Automobiles often have lights on the dashboard that alert you to malfunctions going on with the vehicle. These lights are often termed “idiot lights” by those who work on cars. The lights often go on when things are ‘bad’. Had the early warning signs been attended to, the problem would have been fixed before it became a major repair.

Likewise, relationships have signals that let people know when there are problems. Ignoring these signals can lead to major problems. Some people are very blind to signals that indicate there is ‘trouble’. What are some of these signals?

1. Your spouse increases the physical distance from you on a regular basis.

2. Your spouse is very secretive about how they spend their mone.

3. Your spouse maintains a seperate banking account.

4. Your spouse has bills mailed to the office, rather than the home.

5. Your spouse keeps a spare set of clothes in their vehicle.

6. Your spouse is secretive about their cell phone.

7. Your spouse maintains strict vigilance regarding computer access to their passwords and e-mail accounts.

8. Your spouse is always texting or e-mailing people.

9. Your spouse is suddenly interested in getting fit when there has not been a health crisis.
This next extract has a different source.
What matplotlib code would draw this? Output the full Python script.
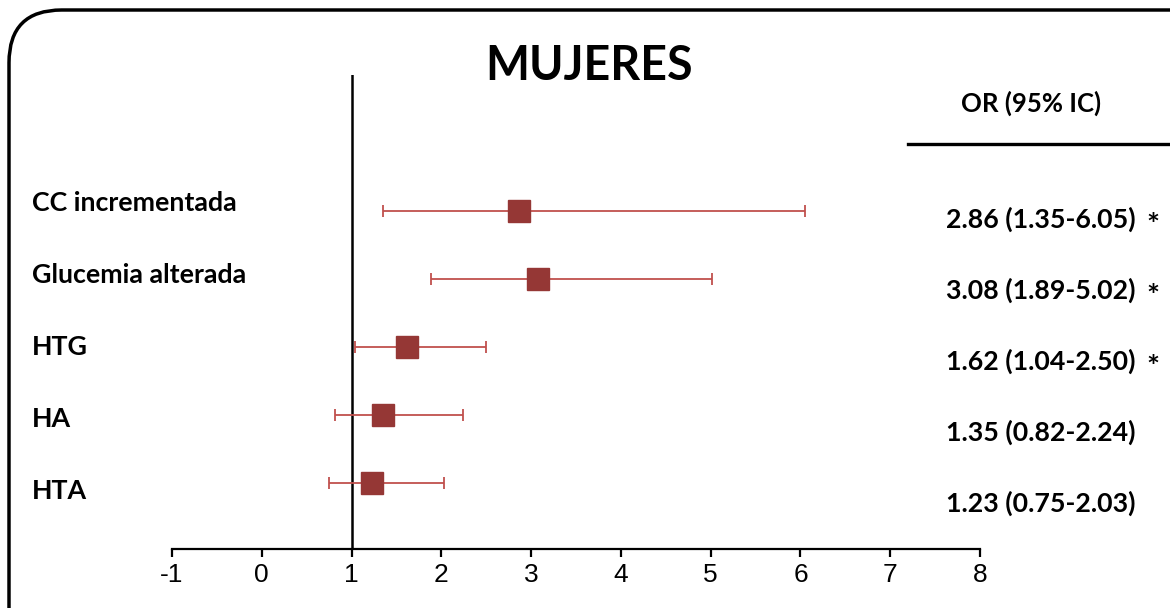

10. Your spouse changes their cologne or the way they wear their hair for some unexplained reason.

11. Your spouse violates limits with persons of the opposite sex, and dismisses it as ‘nothing’.

12. Your spouse claims that you are imaging things.

This is only a partial list. If one or two items show up, it may be nothing major. If you have three or more of these—RED ALERT! You need to take immediate action.